De tels contrôles, sans justification objective préalable, sont illégaux. En effet, les textes de loi n’autorisent les contrôles d’identité que dans des cas précis, notamment en cas de flagrant délit, de risque d’atteinte à l’ordre public ou sur réquisition du procureur de la République.

Mais les discriminations perdurent en France. Les associations ont souligné devant le Conseil d’État leur caractère systémique. Elles évoquent des « procédures, habitudes et une forme d’organisation qui, souvent sans intention, contribuent à des résultats moins favorables pour les groupes minoritaires que pour la majorité de la population ». 

Lire aussi. La lutte contre le contrôle au faciès est loin d’être terminée

Une enquête du Défenseur des droits publiée en 2017 établit que la probabilité pour les jeunes hommes « perçus comme arabe/maghrébin ou noirs » d’être contrôlés est 20 fois plus élevées que le reste de la population. Sur l’échantillon interrogé, plus de 80 % des hommes répondant à ces critères ont déclaré avoir été contrôlés au moins une fois dans les cinq dernières années, contre 16 % pour les autres.

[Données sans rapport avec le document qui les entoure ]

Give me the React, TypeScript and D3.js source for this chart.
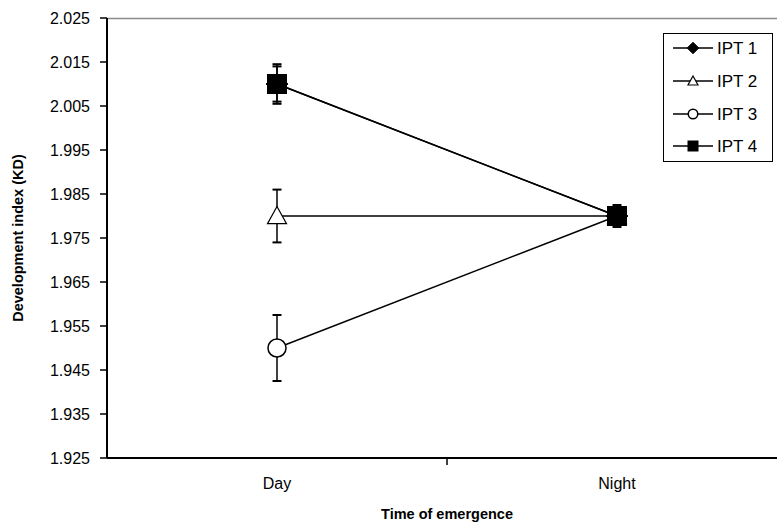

La rapporteure publique récuse le terme « systémique »

L’audience a démarré par l’intervention de la rapporteure publique, magistrate indépendante du Conseil d’État, dont l’avis est très souvent suivi par les juges. Dans ses observations, elle reconnaît l’existence de cas de discriminations, mais rejette le qualificatif « systémique » avancée par les associations. En outre, elle ne voit pas de carences fautives de l’État dans les moyens mis en place pour lutter contre ces discriminations.

La rapporteure publique admet cependant l’insuffisance de ces moyens dans la traçabilité des contrôles, à l’instar de la caméra-piéton ou du numéro RIO d’identification des agents. À noter que la question de l’obligation du port visible du RIO par les forces de l’ordre était l’objet de l’affaire suivante, ce vendredi.

Elle reconnaît également des lacunes dans les moyens mis en place pour signaler les discriminations, ainsi que dans la formation des agents à ces questions. La magistrate conclut enfin en rappelant qu’il n’appartient pas aux juges de prendre des décisions qui relèvent de politiques publiques, comme la création d’une autorité indépendante de contrôle telle que demandée par les associations.

Les contrôles au faciès veulent dire une humiliation, un rabaissement

Un avis « indulgence envers l’administration », pour Maître Lyon-Caen, le conseil des six associations. L’avocat a quant à lui commencé son intervention en rappelant aux juges que « cette pratique est généralisée et vise les jeunes noirs et arabes ou supposés tels. Des jeunes humiliés par ces contrôles et qui auront une vision des rapports avec l’autorité qui va les marquer profondément ». Il évoque ensuite l’exemple de jeunes alignés contre les murs dans les couloirs du métro, palpés par des agents des forces de l’ordre.

Pour lui, l’État doit être sanctionné pour manquement à partir du moment où le ministère de l’Intérieur nie l’existence de ces discriminations systémiques. Il demande aux juges de contraindre les autorités à plus d’efforts dans la lutte contre ces discriminations, ainsi que renforcer l’enregistrement des contrôles, notamment via la systématisation d’un récépissé. La décision des magistrats du Conseil d’État devrait être publiée dans un mois.